Ukraine Freedom Support Act of 2014
- Long title: To impose sanctions with respect to the Russian Federation, to provide additional assistance to Ukraine, and for other purposes.
- Enacted by: the 113th United States Congress
- Effective: December 18, 2014

Citations
- Public law: Pub. L. 113–272 (text) (PDF)

Legislative history
- Introduced in the House as H.R. 5859 by Jim Gerlach (R–PA) on December 11, 2014; Committee consideration by House Foreign Affairs, House Financial Services, House Oversight and Government Reform, and House Judiciary; Passed the House on December 11, 2014 ; Passed the Senate on December 13, 2014 (voice vote); Signed into law by President Barack Obama on December 18, 2014;

= Ukraine Freedom Support Act of 2014 =

Ukraine Freedom Support Act of 2014 is a United States law enacted by the 113th Congress to address the Russian military intervention in Ukraine. Ukraine Freedom Support Act was introduced in the Senate by Senator Bob Menendez on September 16, 2014 and co-sponsored by fourteen other senators. The final version was signed into law by President Barack Obama on December 18, 2014.

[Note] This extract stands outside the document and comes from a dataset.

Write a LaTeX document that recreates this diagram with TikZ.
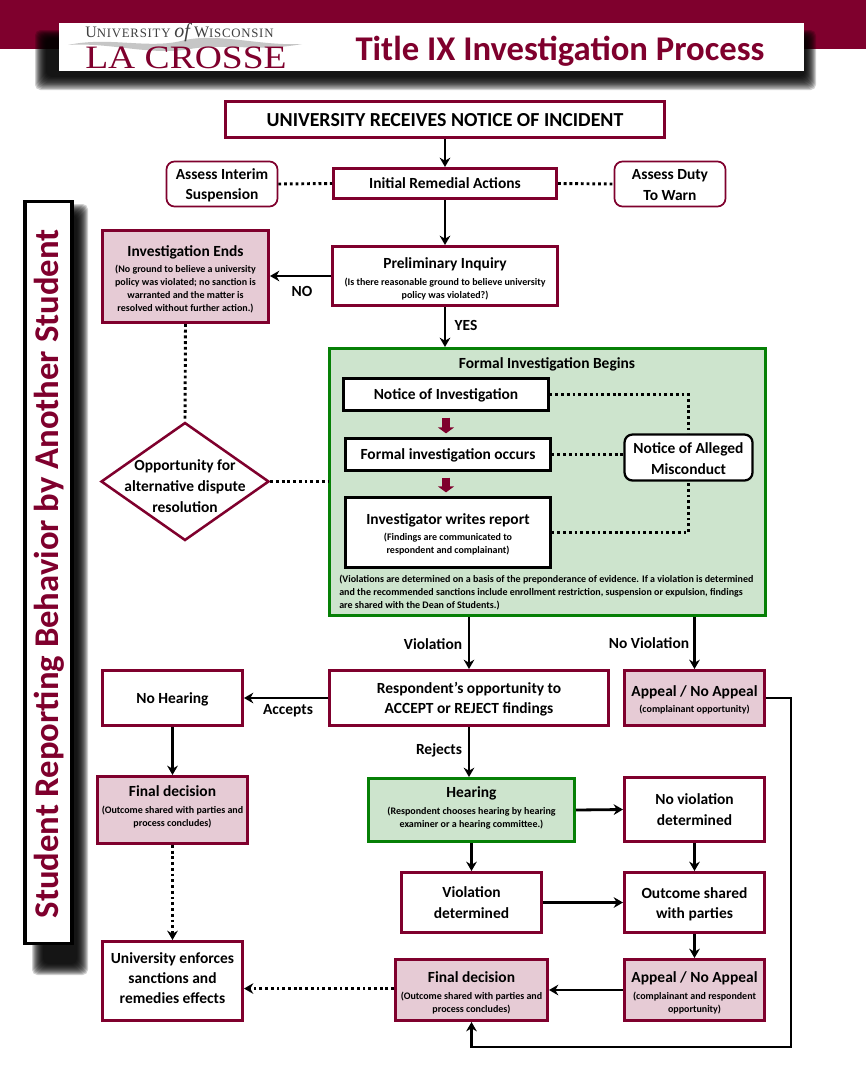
\documentclass[tikz,border=0pt]{standalone}
\usepackage{graphicx}
\usepackage{fontspec}
\setmainfont{Carlito}
\newfontfamily\logofont{Liberation Serif}
\newfontfamily\logospaced[LetterSpace=6]{Liberation Serif}
\usetikzlibrary{arrows.meta,shapes.geometric}
\definecolor{umaroon}{HTML}{7F002D}
\definecolor{upink}{HTML}{E6CBD5}
\definecolor{ugreen}{HTML}{CDE4CD}
\definecolor{ugreenb}{HTML}{068006}
\newdimen\dnunit \dnunit=1.5pt
\newcommand\dn[1]{\def\dnamt{-#1}}
\newcommand\ma{\fontsize{11.6}{15.2}\selectfont\bfseries}
\newcommand\su{\fontsize{7.5}{9.75}\selectfont\bfseries}
\newcommand\subt{\par\vskip 2.6pt\su}
\newcommand\bxn[7]{\node[#6, anchor=center, text width={(#4-#2-3)*0.75pt}, minimum height={(#5-#3-3)*0.75pt}] (#1) at ({(#2+#4)/2},{(#3+#5)/2}) {\def\dnamt{0}#7\par\vskip\dnamt\dnunit\kern0pt};}
\tikzset{
  base/.style={draw=umaroon,line width=2.25pt,fill=white,inner sep=0pt,align=flush center,text=black},
  pinkbox/.style={base,fill=upink},
  softbox/.style={base,line width=1.3pt,rounded corners=6pt},
  greenbox/.style={base,draw=ugreenb,fill=ugreen},
  blackbox/.style={base,draw=black,line width=1.7pt},
  arr/.style={line width=2.1pt,draw=black,-{Stealth[length=7pt,width=8pt]}},
  dot/.style={line width=2.2pt,draw=black,dash pattern=on 2.1pt off 2.2pt},
  dotarr/.style={dot,-{Stealth[length=7pt,width=8pt]}},
  blockarr/.style={draw=umaroon,line width=6.5pt,-{Triangle[length=4.5pt,width=12pt]},shorten <=4.5pt,shorten >=3pt},
  lab/.style={inner sep=0pt,font=\ma,text=black}
}
\begin{document}
\begin{tikzpicture}[x=0.75pt,y=-0.75pt]
\useasboundingbox (0,0) rectangle (866,1078);
\fill[white] (0,0) rectangle (866,1078);
% banner
\fill[umaroon] (0,0) rectangle (866,49);
\foreach \i in {0,...,11}{
  \fill[black,opacity=0.18,rounded corners=4pt] ({35+\i},{30+\i*0.8}) rectangle ({816-\i},{90-1.2*\i});
}
\fill[white] (59,23) rectangle (804,71);
% logo wave
\fill[gray!45] (68,45) .. controls (110,36) and (150,50) .. (185,40) .. controls (220,33) and (260,46) .. (302,44)
  .. controls (260,52) and (225,43) .. (190,49) .. controls (150,56) and (110,42) .. (68,45) -- cycle;
\node[inner sep=0pt,anchor=west,text=black!75] (logoa) at (85,33) {\logospaced\fontsize{12}{11}\selectfont U\fontsize{9.6}{11}\selectfont NIVERSITY {\logofont\itshape\fontsize{15}{11}\selectfont of} \fontsize{12}{11}\selectfont W\fontsize{9.6}{11}\selectfont ISCONSIN};
\node[inner sep=0pt,anchor=west,text=umaroon] (logob) at (85,57.5) {\scalebox{1.15}[1]{\logofont\fontsize{24.5}{24}\selectfont LA CROSSE}};
\node[inner sep=0pt,text=umaroon] (title) at (560,51) {\fontsize{26}{30}\selectfont\bfseries Title IX Investigation Process};
% sidebar
\foreach \i in {0,...,11}{
  \fill[black,opacity=0.18,rounded corners=4pt] ({32+\i},{204+\i}) rectangle ({88-\i},{975-\i});
}
\node[draw=black,line width=2.6pt,fill=white,minimum width={47*0.75pt},minimum height={742*0.75pt},inner sep=0pt] (side) at (48.5,572.5) {};
\node[rotate=90,inner sep=0pt,text=umaroon] (sidet) at (49,574) {\fontsize{26}{30}\selectfont\bfseries Student Reporting Behavior by Another Student};
% top boxes
\bxn{notice}{224}{100}{666}{139}{base}{\dn{2}\fontsize{14.9}{18}\selectfont\bfseries UNIVERSITY RECEIVES NOTICE OF INCIDENT}
\bxn{interim}{165}{160}{279}{208}{softbox}{\dn{1}\ma Assess Interim\\Suspension}
\bxn{initial}{332}{167}{558}{200}{base}{\dn{1}\ma Initial Remedial Actions}
\bxn{duty}{613}{160}{727}{208}{softbox}{\dn{1}\ma Assess Duty\\To Warn}
\bxn{ends}{101}{229}{270}{324}{pinkbox}{\dn{3}\ma Investigation Ends\subt (No ground to believe a university\\policy was violated; no sanction is\\warranted and the matter is\\resolved without further action.)}
\bxn{prelim}{331}{245}{559}{307}{base}{\dn{3}\ma Preliminary Inquiry\subt (Is there reasonable ground to believe university\\policy was violated?)}
% diamond
\node[diamond,draw=umaroon,line width=1.9pt,fill=white,aspect=1.42,minimum width={168*0.75pt},minimum height={118*0.75pt},inner sep=0pt] (dia) at (185,481.5) {};
\node[inner sep=0pt,align=flush center,text width={150*0.75pt},text=black] (diat) at (185,486) {\fontsize{11.6}{15.7}\selectfont\bfseries Opportunity for\\alternative dispute\\resolution\par};
% green panel
\bxn{green}{328}{347}{767}{617}{greenbox}{}
\node[lab] (greent) at (547,364) {Formal Investigation Begins};
\bxn{ninv}{342}{377}{550}{412}{blackbox}{\dn{1}\ma Notice of Investigation}
\bxn{formal}{344}{437}{552}{472}{blackbox}{\dn{2}\ma Formal investigation occurs}
\bxn{report}{344}{496}{552}{569}{blackbox}{\dn{2}\ma Investigator writes report\subt (Findings are communicated to\\respondent and complainant)}
\bxn{alleged}{623}{433}{754}{482}{blackbox,rounded corners=6pt}{\dn{1}\ma Notice of Alleged\\Misconduct}
\node[inner sep=0pt,anchor=west,text width={425*0.75pt},align=flush left,text=black] (gnote) at (339,593) {\su (Violations are determined on a basis of the preponderance of evidence. If a violation is determined\\and the recommended sanctions include enrollment restriction, suspension or expulsion, findings\\are shared with the Dean of Students.)\par};
% lower boxes
\bxn{resp}{328}{669}{610}{727}{base}{\dn{1}\ma Respondent’s opportunity to\\ACCEPT or REJECT findings}
\bxn{appa}{623}{669}{766}{727}{pinkbox}{\dn{2}\ma Appeal / No Appeal\subt (complainant opportunity)}
\bxn{nohear}{101}{669}{244}{727}{base}{\dn{2}\ma No Hearing}
\bxn{fina}{96}{775}{249}{845}{pinkbox}{\dn{-3}\ma Final decision\subt (Outcome shared with parties and\\process concludes)}
\bxn{hear}{367}{777}{576}{843}{greenbox}{\dn{-2}\ma Hearing\subt (Respondent chooses hearing by hearing\\examiner or a hearing committee.)}
\bxn{noviol}{623}{776}{766}{843}{base}{\ma No violation\\determined}
\bxn{viol}{400}{871}{543}{934}{base}{\ma Violation\\determined}
\bxn{outc}{623}{871}{766}{934}{base}{\dn{2}\ma Outcome shared\\with parties}
\bxn{enf}{101}{940}{244}{1022}{base}{\dn{-3}\ma University enforces\\sanctions and\\remedies effects}
\bxn{finb}{394}{958}{549}{1022}{pinkbox}{\dn{3}\ma Final decision\subt (Outcome shared with parties and\\process concludes)}
\bxn{appb}{623}{958}{766}{1022}{pinkbox}{\dn{3}\ma Appeal / No Appeal\subt (complainant and respondent\\opportunity)}
% labels
\node[lab] (lno) at (302,291) {NO};
\node[lab] (lyes) at (466,325) {YES};
\node[lab] (lviol) at (433,644) {Violation};
\node[lab] (lnov) at (649,643) {No Violation};
\node[lab] (lacc) at (288,711) {Accepts};
\node[lab] (lrej) at (439,750) {Rejects};
% connectors
\draw[arr] (notice.south) -- (initial.north);
\draw[arr] (initial.south) -- (prelim.north);
\draw[dot] (interim.east) -- (initial.west);
\draw[dot] (initial.east) -- (duty.west);
\draw[arr] (prelim.west) -- (ends.east |- prelim.west);
\draw[arr] (prelim.south) -- (prelim.south |- green.north);
\draw[dot] (ends.south) -- (dia.north);
\draw[dot] (dia.east) -- (green.west |- dia.east);
\draw[dot] (ninv.east) -| (alleged.north);
\draw[dot] (formal.east) -- (formal.east -| alleged.west);
\draw[dot] (report.east) -| (alleged.south);
\draw[blockarr] (ninv.south) -- (ninv.south |- formal.north);
\draw[blockarr] (ninv.south |- formal.south) -- (ninv.south |- report.north);
\draw[arr] (green.south -| resp.north) -- (resp.north);
\draw[arr] (green.south -| appa.north) -- (appa.north);
\draw[arr] (resp.west) -- (nohear.east);
\draw[arr] (nohear.south) -- (fina.north);
\draw[dotarr] (fina.south) -- (enf.north);
\draw[arr] (resp.south) -- (resp.south |- hear.north);
\draw[arr] (hear.east) -- (noviol.west);
\draw[arr] (hear.south) -- (viol.north);
\draw[arr] (noviol.south) -- (outc.north);
\draw[arr] (viol.east) -- (outc.west);
\draw[arr] (outc.south) -- (appb.north);
\draw[arr] (appb.west) -- (finb.east);
\draw[dotarr] ([yshift=1.1pt]finb.west) -- ([yshift=1.1pt]finb.west -| enf.east);
\coordinate (loopa) at (791,698);
\coordinate (loopb) at (791,1047);
\draw[arr,line join=miter] (appa.east) -- (loopa) -- (loopb) -- (loopb -| finb.south) -- (finb.south);
\end{tikzpicture}
\end{document}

Ukraine Freedom Support Act is preceded by similar congressional bills, particularly Ukraine Support Act and Support for the Sovereignty, Integrity, Democracy, and Economic Stability of Ukraine Act of 2014.

==Provisions==
The act envisages several provisions. In particular, it affirmed that "it is U.S. policy to assist the government of Ukraine in restoring its sovereignty and territorial integrity in order to deter the government of the Russian Federation from further destabilizing and invading Ukraine and other independent countries in Eastern Europe and Central Asia". The act also directed Barack Obama to impose "three or more specified sanctions" against three entities: Rosoboronexport, "an entity owned by the government of the Russian Federation or controlled by its nationals that transfers or brokers the transfer to, or knowingly manufactures or sells defense articles transferred to, Syria or into the territory of a specified country without its government's consent" or "a person (individual or entity) that knowingly sponsors or provides financial, material, or technological support for, or goods or services to or in support of, such an entity".